Here is the sentence (slightly modified to protect the guilty) that set my teeth on edge:

The association requires candidates to have attained a certain level of professional experience before being permitted to apply for membership.

The passive being permitted lets you omit the subject of the verb, and yet the subject, the association, is already right there in the freaking sentence, so what’s the point? Change being permitted to permitting them.

And now, if you’ll excuse me, I’m going to have a cup of coffee before work is returned to.

The Forbidden Kingdom

Dave and I watched the Jackie Chan–Jet Li movie The Forbidden Kingdom again last night. We had watched it a few years ago and we wanted to see it again, because I recently found a copy of Monkey — the Arthur Waley translation and abridgement of the Chinese classic Journey to the West, which has been on my books-to-look-out-for list for years — at Moe’s. I haven’t even started to read it yet, but it reminded us of this movie, which contains all kinds of references to Journey to the West and other Chinese lore as well as to some classic martial arts movies; some of the references are tongue in cheek and others are more poetic. So we thought it would be fun to watch it again.

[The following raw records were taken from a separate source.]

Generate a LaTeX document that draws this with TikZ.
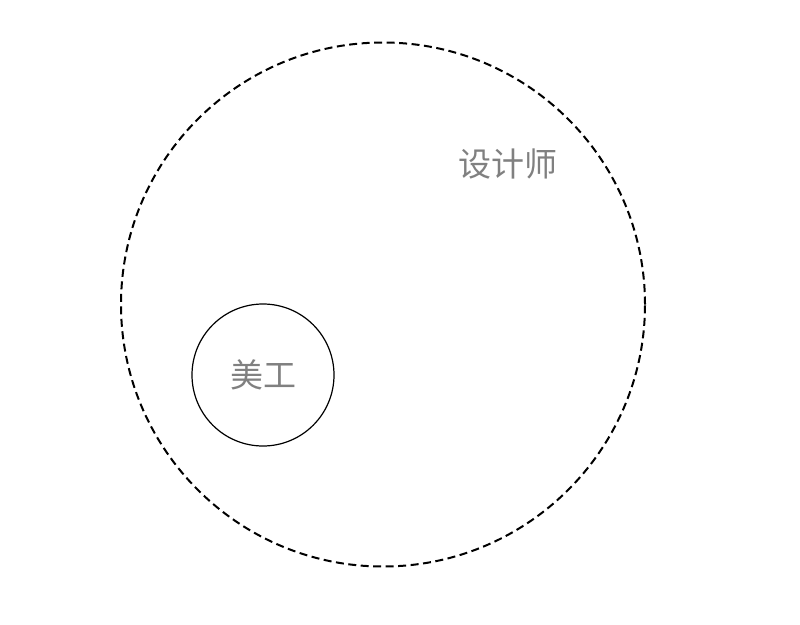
\documentclass[tikz,border=0pt]{standalone}
\usepackage{fontspec}
\newfontfamily\cjk{Noto Sans CJK SC}
\usepackage{tikz}
\usetikzlibrary{positioning}

\begin{document}
\begin{tikzpicture}[x=1pt,y=-1pt,semithick]
		\tikzstyle{every node}=[font=\cjk\fontsize{33}{33}\selectfont,text=black!50]
		\tikzstyle{group}=[circle,draw=black,inner sep=0pt]
		
		\useasboundingbox (0,0) rectangle (800,624);
		\node[group,dashed,line width=2pt,dash pattern=on 8pt off 4.5pt,minimum size=524pt] (designer) at (383,304.5) {};
		\node[group,line width=1.2pt,minimum size=142pt] (artist) at (263,375) {美工};
		\node (designerlabel) at (508,164) {设计师};

	\end{tikzpicture}
\end{document}
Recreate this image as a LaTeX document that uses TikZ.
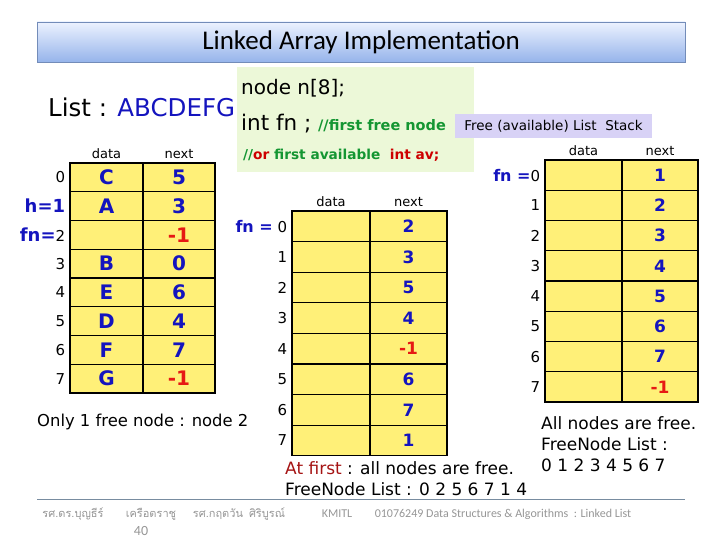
\documentclass[tikz,border=0pt]{standalone}
\usepackage{fontspec}
\setmainfont{DejaVu Sans}
\newfontfamily\titlefont{Carlito}
\newfontfamily\thaifont[Script=Thai]{Loma}
\usetikzlibrary{positioning}
\definecolor{tblue}  {RGB}{ 20, 20,190}
\definecolor{tred}   {RGB}{230, 25, 20}
\definecolor{cgrn}   {RGB}{ 20,150, 50}
\definecolor{cred}   {RGB}{205,  0,  0}
\definecolor{dred}   {RGB}{165, 20, 20}
\definecolor{cellyel}{RGB}{255,240,120}
\definecolor{codebg} {RGB}{236,248,216}
\definecolor{tagbg}  {RGB}{216,210,246}
\definecolor{ttop}   {RGB}{236,242,255}
\definecolor{tbot}   {RGB}{150,180,235}
\definecolor{tbord}  {RGB}{115,140,185}
\definecolor{fgray}  {RGB}{150,150,150}
\definecolor{rulec}  {RGB}{120,140,160}
\tikzset{
  % yellow table cell
  cell/.style={rectangle,draw=black,fill=cellyel,line width=1.3pt,
               inner sep=0pt,font=\fontsize{20}{20}\selectfont\bfseries},
  LT/.style={cell,minimum width=73pt,minimum height=28.75pt},
  MT/.style={cell,minimum width=78pt,minimum height=30.6pt,
             font=\fontsize{17}{17}\selectfont\bfseries},
  RT/.style={cell,minimum width=77pt,minimum height=30.25pt,
             font=\fontsize{17}{17}\selectfont\bfseries},
  % column heads and row numbers
  hdr/.style={font=\fontsize{13}{13}\selectfont,inner sep=0pt},
  idx/.style={font=\fontsize{15}{15}\selectfont,inner sep=0pt},
  % plain texts
  txt/.style={anchor=west,inner sep=0pt,font=\fontsize{#1}{#1}\selectfont},
  txt/.default=16.4,
  foot/.style={inner sep=0pt,text=fgray,font=\titlefont\fontsize{12}{12}\selectfont},
  thfoot/.style={foot,font=\thaifont\fontsize{11}{11}\selectfont},
}
\begin{document}
\begin{tikzpicture}[x=1pt,y=-1pt]
  \useasboundingbox (0,0) rectangle (720,540);
  % Title bar
  \node[rectangle,draw=tbord,line width=0.8pt,top color=ttop,bottom color=tbot,
        minimum width=648pt,minimum height=40pt,
        font=\titlefont\fontsize{27}{27}\selectfont] (title) at (361,42)
        {Linked Array Implementation};
  % Code box
  \node[rectangle,fill=codebg,minimum width=237pt,minimum height=105pt] (code) at (355.5,119.5) {};
  \node[txt=20] (decl) at (241,88) {node n[8];};
  \node[txt=21.5] (fnv) at (241,124)
       {int fn ; {\fontsize{14.5}{14.5}\selectfont\bfseries\textcolor{cgrn}{//first free node}}};
  \node[txt=13.7,font=\fontsize{13.7}{13.7}\selectfont\bfseries] (avv) at (243,155)
       {\textcolor{cgrn}{//}\textcolor{cred}{or} \textcolor{cgrn}{first available}\ \ \textcolor{cred}{int av;}};
  \node[rectangle,fill=tagbg,minimum width=197pt,minimum height=24pt,
        font=\fontsize{13.5}{13.5}\selectfont] (tag) at (553.5,126) {Free (available) List\ \ Stack};
  \node[txt=24.5] (list) at (48,107) {List : \textcolor{tblue}{ABCDEFG}};
  % Left table
  \foreach \i/\d/\n/\c in {0/C/5/tblue,1/A/3/tblue,2/{}/-1/tred,3/B/0/tblue,
                           4/E/6/tblue,5/D/4/tblue,6/F/7/tblue,7/G/-1/tred}{
    \node[LT,text=tblue] (ld\i) at (106.5,{163+28.75*(\i+0.5)}) {\d};
    \node[LT,minimum width=72pt,text=\c] (ln\i) at (179,{163+28.75*(\i+0.5)}) {\n};
  }
  \node[hdr,above=3pt of ld0] (ldh) {data};
  \node[hdr,above=3pt of ln0] (lnh) {next};
  \foreach \i/\t in {0/0,1/{\textcolor{tblue}{\bfseries\fontsize{18}{18}\selectfont h=1}},
                     2/{\textcolor{tblue}{\bfseries\fontsize{18}{18}\selectfont fn=}2},
                     3/3,4/4,5/5,6/6,7/7}{
    \node[idx,left=4pt of ld\i] (li\i) {\t};
  }
  \node[txt] (only) at (37,422) {Only 1 free node : node 2};
  % Middle table
  \foreach \i/\n/\c in {0/2/tblue,1/3/tblue,2/5/tblue,3/4/tblue,
                        4/-1/tred,5/6/tblue,6/7/tblue,7/1/tblue}{
    \node[MT] (md\i) at (331,{211+30.6*(\i+0.5)}) {};
    \node[MT,minimum width=77pt,text=\c] (mn\i) at (408.5,{211+30.6*(\i+0.5)}) {\n};
  }
  \node[hdr,above=3pt of md0] (mdh) {data};
  \node[hdr,above=3pt of mn0] (mnh) {next};
  \foreach \i/\t in {0/{\textcolor{tblue}{\bfseries\fontsize{16}{16}\selectfont fn =}\ 0},
                     1/1,2/2,3/3,4/4,5/5,6/6,7/7}{
    \node[idx,left=4pt of md\i] (mi\i) {\t};
  }
  \node[txt=17] (first) at (285,468) {\textcolor{dred}{At first} : all nodes are free.};
  \node[txt=17] (fnl) at (285,489) {FreeNode List : 0 2 5 6 7 1 4};
  % Right table
  \foreach \i/\n/\c in {0/1/tblue,1/2/tblue,2/3/tblue,3/4/tblue,
                        4/5/tblue,5/6/tblue,6/7/tblue,7/-1/tred}{
    \node[RT] (rd\i) at (583.5,{160+30.25*(\i+0.5)}) {};
    \node[RT,minimum width=76pt,text=\c] (rn\i) at (660,{160+30.25*(\i+0.5)}) {\n};
  }
  \node[hdr,above=3pt of rd0] (rdh) {data};
  \node[hdr,above=3pt of rn0] (rnh) {next};
  \foreach \i/\t in {0/{\textcolor{tblue}{\bfseries\fontsize{16}{16}\selectfont fn =}0},
                     1/1,2/2,3/3,4/4,5/5,6/6,7/7}{
    \node[idx,left=4pt of rd\i] (ri\i) {\t};
  }
  \node[txt=17] (allf) at (541,423) {All nodes are free.};
  \node[txt=17] (fnr) at (541,444) {FreeNode List :};
  \node[txt=17] (seq) at (541,465) {0 1 2 3 4 5 6 7};
  % Footer
  \coordinate (fl) at (37,499);
  \coordinate (fr) at (685,499);
  \draw[rulec,line width=0.8pt] (fl) -- (fr);
  \node[thfoot] (au1) at (73,514) {รศ.ดร.บุญธีร์};
  \node[thfoot] (au2) at (151,514) {เครือตราชู};
  \node[thfoot] (au3) at (218,514) {รศ.กฤตวัน};
  \node[thfoot] (au4) at (267,514) {ศิริบูรณ์};
  \node[foot] (kmitl) at (337,514) {KMITL};
  \node[foot] (course) at (503,514) {01076249 Data Structures \& Algorithms\ \ : Linked List};
  \node[foot,font=\titlefont\fontsize{14}{14}\selectfont] (pg) at (141,531) {40};
\end{tikzpicture}
\end{document}
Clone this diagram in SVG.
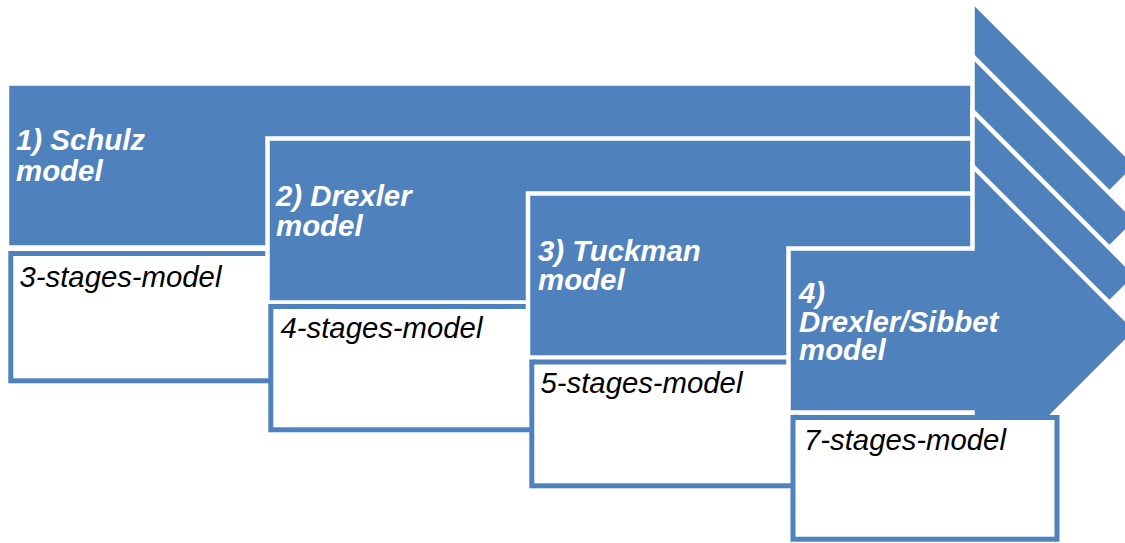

Fun movie! Beautiful visuals! Great fight sequences! The story is rather clichéd but lively, sometimes genuinely funny, and well acted. Jackie Chan does more of his drunken fighting while playing Lu Yan (AKA Lü Dongbin, one of the Eight Chinese Immortals, who traditionally has a weakness for drink). Jet Li doing kung fu in the character of the Monkey King is totally irresistible.

Ring Out the Old Year

Yesterday was kind of an odd mixed bag of a day to end the year on. In the morning I finished a lyric for The Golden Slipper that I had started several years ago — the middle of that aria is where I was interrupted first to work on The Manga Flute and then on the two versions of The Bat Bites Back (first just the dialogue for the Opera San Jose production of Fledermaus and then adding lyrics to create a full English version for the Lamplighters production). I think the lyric for Golden Slipper will be a hoot — I’m definitely back in the commedia dell’arte mode of writing with this one. But it’s also a bit of a struggle to pick up the threads after so long. One of my New Year’s resolutions is to get The Golden Slipper back from “on hold” status to “work in progress” status. Fortunately, I’d made a fairly detailed outline before I was interrupted by the other projects.

(Looking for a brand new, very funny, family-friendly opera to present? This is a new libretto based on the ancient Chinese version of the fairy tale and using the score of Rossini’s Cinderella. It’d make an awesome holiday show for the right company.)

In the afternoon, I read an article about using Facebook better that suggested checking now and then for “other” messages, ones not from FB friends, because FB doesn’t alert you about them. I had not noticed this at all! When I checked, I discovered a message from a fan of my shows from back in May, and a message from a couple weeks ago from an old friend from my college days looking to reconnect after more than 30 years. Yikes! I replied to both, and chatted with the old friend for a bit.

Dave and I rang in the New Year by watching Dumbo and then going to bed about 11:30, where we read for a while longer (I’m nearly done with Karen Armstrong’s The Bible: A Biography, which is terrific and full of interesting history) till we heard fireworks going off outside somewhere.

Happy New Year, and best wishes for a 2015 that beats the tar out of 2014.